*Short problem*:
Reproduce word for word the lines from the beginning of the entries to the line with "import * as", both included, but none of the pictures.

╔══

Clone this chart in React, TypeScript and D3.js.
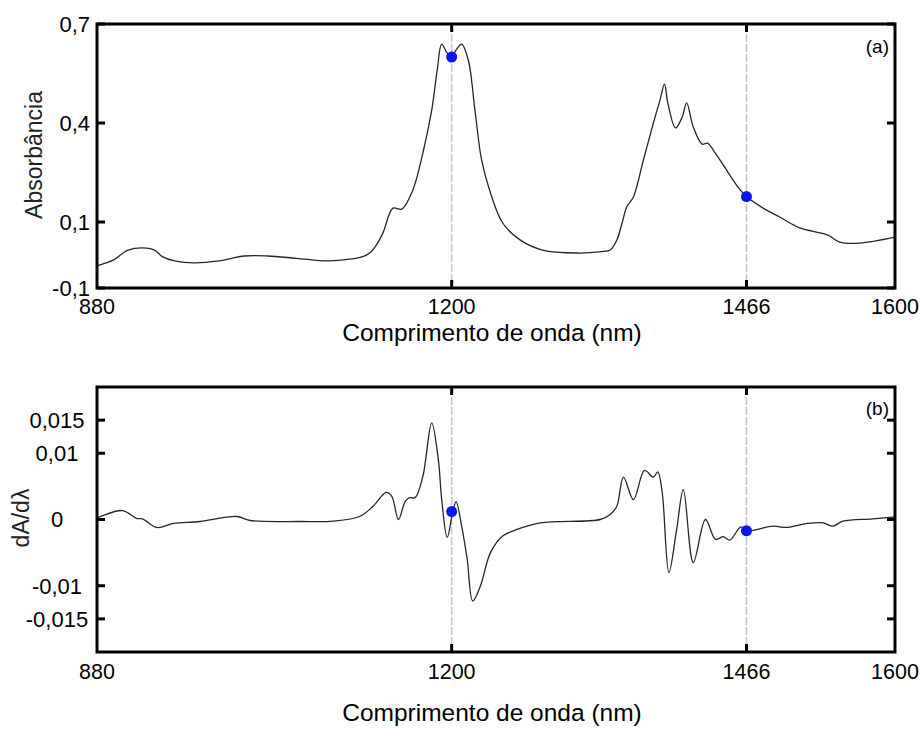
import React from "react";
import * as d3 from "d3";

// ---- Data ----
const absWavelengths = [880, 895, 908, 925, 932, 939, 950, 968, 990, 1013, 1034, 1060, 1088, 1110, 1119, 1126, 1132, 1138, 1147, 1155, 1165, 1174, 1182, 1187, 1191, 1196, 1200, 1204, 1209, 1215, 1221, 1227, 1235, 1246, 1262, 1282, 1313, 1335, 1343, 1349, 1354, 1358, 1364, 1373, 1382, 1388, 1392, 1395, 1402, 1408, 1412, 1418, 1426, 1431, 1436, 1445, 1457, 1466, 1481, 1496, 1514, 1539, 1550, 1568, 1600];
const absValues = [-0.033, -0.015, 0.015, 0.021, 0.015, -0.005, -0.018, -0.024, -0.018, -0.003, -0.003, -0.01, -0.018, -0.012, -0.006, 0.006, 0.03, 0.067, 0.142, 0.139, 0.197, 0.309, 0.439, 0.561, 0.639, 0.612, 0.603, 0.621, 0.639, 0.591, 0.439, 0.288, 0.188, 0.097, 0.045, 0.015, 0.006, 0.01, 0.015, 0.045, 0.1, 0.146, 0.176, 0.288, 0.4, 0.47, 0.518, 0.461, 0.385, 0.418, 0.461, 0.388, 0.336, 0.339, 0.318, 0.273, 0.212, 0.177, 0.142, 0.115, 0.082, 0.061, 0.039, 0.036, 0.054];

const derWavelengths = [880, 883, 903, 916, 921, 934, 949, 973, 1006, 1018, 1063, 1093, 1117, 1129, 1141, 1146, 1152, 1158, 1162, 1167, 1174, 1182, 1188, 1191, 1196, 1201, 1204, 1209, 1214, 1219, 1226, 1235, 1246, 1259, 1280, 1334, 1343, 1349, 1355, 1364, 1374, 1382, 1386, 1390, 1396, 1403, 1409, 1418, 1429, 1438, 1445, 1451, 1461, 1466, 1490, 1502, 1521, 1535, 1544, 1553, 1580, 1600];
const derValues = [0.0003, 0.00045, 0.00135, 0.00015, 0.0001, -0.0012, -0.0006, -0.0003, 0.00045, -0.00015, -0.0003, -0.00025, 0.00045, 0.002, 0.0041, 0.0035, 0, 0.0027, 0.0033, 0.0033, 0.0065, 0.0146, 0.009, 0.003, -0.0027, 0.0012, 0.0027, -0.001, -0.006, -0.0123, -0.01, -0.005, -0.0025, -0.0015, -0.0005, 0, 0.00075, 0.002, 0.0064, 0.003, 0.0074, 0.0064, 0.0072, 0.004, -0.008, -0.0015, 0.0045, -0.0065, 0, -0.003, -0.0026, -0.0031, -0.0011, -0.0017, -0.001, -0.0012, -0.0006, -0.0005, -0.001, -0.00025, 0.0001, 0.0004];

const markedWavelengths = [1200, 1466];
const absMarkValues = [0.6, 0.177];
const derMarkValues = [0.0012, -0.0017];

const xTicks = [880, 1200, 1466, 1600];
const absTicks = [-0.1, 0.1, 0.4, 0.7];
const absTickLabels = ["-0,1", "0,1", "0,4", "0,7"];
const derTicks = [-0.015, -0.01, 0, 0.01, 0.015];
const derTickLabels = ["-0,015", "-0,01", "0", "0,01", "0,015"];

const FONT = "'Liberation Sans', Arial, Helvetica, sans-serif";

type PanelProps = {
  top: number;
  bottom: number;
  yDomain: [number, number];
  xs: number[];
  ys: number[];
  marks: number[];
  yTicks: number[];
  yTickLabels: string[];
  labelAnchor: "end" | "middle";
  labelX: number;
  xTickBaseline: number;
  xTitleBaseline: number;
  tag: string;
  tagBaseline: number;
  yTitle: string;
  yTitleX: number;
  yTitleY: number;
};

const LEFT = 97;
const RIGHT = 895;

function Panel(p: PanelProps) {
  const x = d3.scaleLinear().domain([880, 1600]).range([LEFT, RIGHT]);
  const y = d3.scaleLinear().domain(p.yDomain).range([p.bottom, p.top]);
  const pts: [number, number][] = p.xs.map((v, i) => [v, p.ys[i]]);
  const line = d3
    .line<[number, number]>()
    .x((d) => x(d[0]))
    .y((d) => y(d[1]))
    .curve(d3.curveCatmullRom.alpha(0.5));
  const tickLen = 8;
  return (
    <g>
      {markedWavelengths.map((w) => (
        <line key={"v" + w} x1={x(w)} x2={x(w)} y1={p.top} y2={p.bottom} stroke="#c8c8c8" strokeWidth={1.6} strokeDasharray="8,2" />
      ))}
      <path d={line(pts) || ""} fill="none" stroke="#262626" strokeWidth={1.3} />
      {markedWavelengths.map((w, i) => (
        <circle key={"c" + w} cx={x(w)} cy={y(p.marks[i])} r={5.5} fill="#0a14ff" />
      ))}
      <rect x={LEFT} y={p.top} width={RIGHT - LEFT} height={p.bottom - p.top} fill="none" stroke="#000" strokeWidth={3} />
      {p.yTicks.map((t) => (
        <g key={"yt" + t}>
          <line x1={LEFT} x2={LEFT + tickLen} y1={y(t)} y2={y(t)} stroke="#000" strokeWidth={3} />
          <line x1={RIGHT - tickLen} x2={RIGHT} y1={y(t)} y2={y(t)} stroke="#000" strokeWidth={3} />
        </g>
      ))}
      {markedWavelengths.map((w) => (
        <g key={"xt" + w}>
          <line x1={x(w)} x2={x(w)} y1={p.bottom} y2={p.bottom - tickLen} stroke="#000" strokeWidth={3} />
          <line x1={x(w)} x2={x(w)} y1={p.top} y2={p.top + tickLen} stroke="#000" strokeWidth={3} />
        </g>
      ))}
      {p.yTicks.map((t, i) => (
        <text key={"yl" + t} x={p.labelX} y={y(t)} dy="0.36em" textAnchor={p.labelAnchor} fontSize={22} fontFamily={FONT} fill="#000">
          {p.yTickLabels[i]}
        </text>
      ))}
      {xTicks.map((t) => (
        <text key={"xl" + t} x={x(t)} y={p.xTickBaseline} textAnchor="middle" fontSize={21.5} fontFamily={FONT} fill="#000">
          {t}
        </text>
      ))}
      <text x={492} y={p.xTitleBaseline} textAnchor="middle" fontSize={24.5} fontFamily={FONT} fill="#000">
        Comprimento de onda (nm)
      </text>
      <text x={889} y={p.tagBaseline} textAnchor="end" fontSize={19} fontFamily={FONT} fill="#000">
        {p.tag}
      </text>
      <text
        transform={`translate(${p.yTitleX},${p.yTitleY}) rotate(-90)`}
        textAnchor="middle"
        fontSize={23}
        fontFamily={FONT}
        fill="#222"
      >
        {p.yTitle}
      </text>
    </g>
  );
}

export default function App() {
  return (
    <svg width={923} height={729} style={{ position: "absolute", left: 0, top: 0, background: "#fff" }}>
      <rect x={0} y={0} width={923} height={729} fill="#fff" />
      <Panel
        top={24}
        bottom={288}
        yDomain={[-0.1, 0.7]}
        xs={absWavelengths}
        ys={absValues}
        marks={absMarkValues}
        yTicks={absTicks}
        yTickLabels={absTickLabels}
        labelAnchor="end"
        labelX={90}
        xTickBaseline={314}
        xTitleBaseline={341}
        tag="(a)"
        tagBaseline={53}
        yTitle="Absorbância"
        yTitleX={42}
        yTitleY={155}
      />
      <Panel
        top={387}
        bottom={652}
        yDomain={[-0.02, 0.02]}
        xs={derWavelengths}
        ys={derValues}
        marks={derMarkValues}
        yTicks={derTicks}
        yTickLabels={derTickLabels}
        labelAnchor="middle"
        labelX={57}
        xTickBaseline={679}
        xTitleBaseline={721}
        tag="(b)"
        tagBaseline={415}
        yTitle="dA/dλ"
        yTitleX={29}
        yTitleY={518}
      />
    </svg>
  );
}
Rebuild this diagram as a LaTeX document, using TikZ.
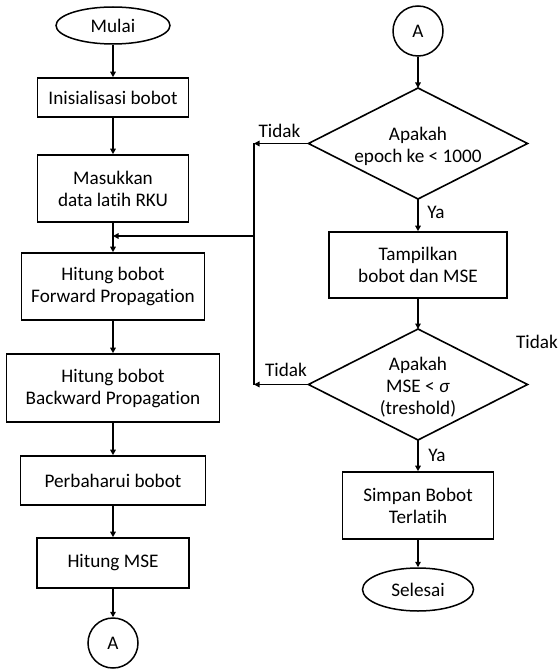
\documentclass[tikz,border=0pt]{standalone}
\usepackage{fontspec}
\setmainfont{Carlito}[Ligatures=NoCommon]
\usetikzlibrary{shapes.geometric,arrows.meta}
\begin{document}
\begin{tikzpicture}[x=1pt,y=-1pt,
  font=\fontsize{19.2}{22}\selectfont,
  box/.style={draw,line width=1.6pt,rectangle,align=center,inner sep=0pt},
  term/.style={draw,line width=1.5pt,ellipse,inner sep=0pt},
  conn/.style={draw,line width=1.5pt,circle,inner sep=0pt,minimum size=50pt},
  dec/.style={draw,line width=1.6pt,diamond,inner sep=0pt,outer sep=0pt,minimum width=219pt,minimum height=111pt},
  dectext/.style={align=center,inner sep=0pt},
  flow/.style={line width=1.5pt,-{Triangle[length=5.5pt,width=5.5pt]}},
  plain/.style={line width=1.5pt},
  lbl/.style={inner sep=0pt}]
\useasboundingbox (0,0) rectangle (557,671);
\fill[white] (0,0) rectangle (557,671);
% left column
\node[term,minimum width=114pt,minimum height=37pt] (mulai) at (113,25.5) {Mulai};
\node[box,minimum width=151pt,minimum height=39pt] (init) at (113,97.5) {Inisialisasi bobot};
\node[box,minimum width=151pt,minimum height=67pt] (masuk) at (113,188.5) {Masukkan\\data latih RKU};
\node[box,minimum width=183pt,minimum height=67pt] (fwd) at (113,286.5) {Hitung bobot\\Forward Propagation};
\node[box,minimum width=213pt,minimum height=68pt] (bwd) at (113,388) {Hitung bobot\\Backward Propagation};
\node[box,minimum width=185pt,minimum height=49pt] (perb) at (113,480.5) {Perbaharui bobot};
\node[box,minimum width=152pt,minimum height=50pt] (mse) at (113,563) {Hitung MSE};
\node[conn] (a1) at (113,643) {A};
% right column
\node[conn] (a2) at (418,31) {A};
\node[dec] (d1) at (418,143.5) {};
\node[dectext] (d1t) at (418,146) {Apakah\\epoch ke < 1000};
\node[box,minimum width=178pt,minimum height=66pt] (tamp) at (418,265) {Tampilkan\\bobot dan MSE};
\node[dec] (d2) at (418,384.5) {};
\node[dectext] (d2t) at (418,387) {Apakah\\MSE < \textit{σ}\\(treshold)};
\node[box,minimum width=151pt,minimum height=67pt] (simpan) at (418,505.5) {Simpan Bobot\\Terlatih};
\node[term,minimum width=111pt,minimum height=43pt] (selesai) at (418,589.5) {Selesai};
% coordinates of the loop-back line
\coordinate (vtop) at (254,143.5);
\coordinate (vbot) at (254,384.5);
\coordinate (vj) at (254,236);
\coordinate (mj) at (113,236);
% connectors left
\draw[flow] (mulai) -- (init);
\draw[flow] (init) -- (masuk);
\draw[flow] (masuk) -- (fwd);
\draw[flow] (fwd) -- (bwd);
\draw[flow] (bwd) -- (perb);
\draw[flow] (perb) -- (mse);
\draw[flow] (mse) -- (a1);
% connectors right
\draw[flow] (a2) -- (d1.north);
\draw[flow] (d1.south) -- (tamp);
\draw[flow] (tamp) -- (d2.north);
\draw[flow] (d2.south) -- (simpan);
\draw[flow] (simpan) -- (selesai);
% loop back
\draw[flow] (d1.west) -- (vtop);
\draw[flow] (d2.west) -- (vbot);
\draw[plain] (vtop) -- (vbot);
\draw[flow] (vj) -- (mj);
% labels
\node[lbl] (t1) at (279.5,131) {Tidak};
\node[lbl] (y1) at (436,212) {Ya};
\node[lbl] (t3) at (537,342) {Tidak};
\node[lbl] (t2) at (286,370) {Tidak};
\node[lbl] (y2) at (437,455) {Ya};
\end{tikzpicture}
\end{document}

╚══

*Result of the task*:
Clone this chart in React, TypeScript and D3.js.
import React from "react";
import * as d3 from "d3";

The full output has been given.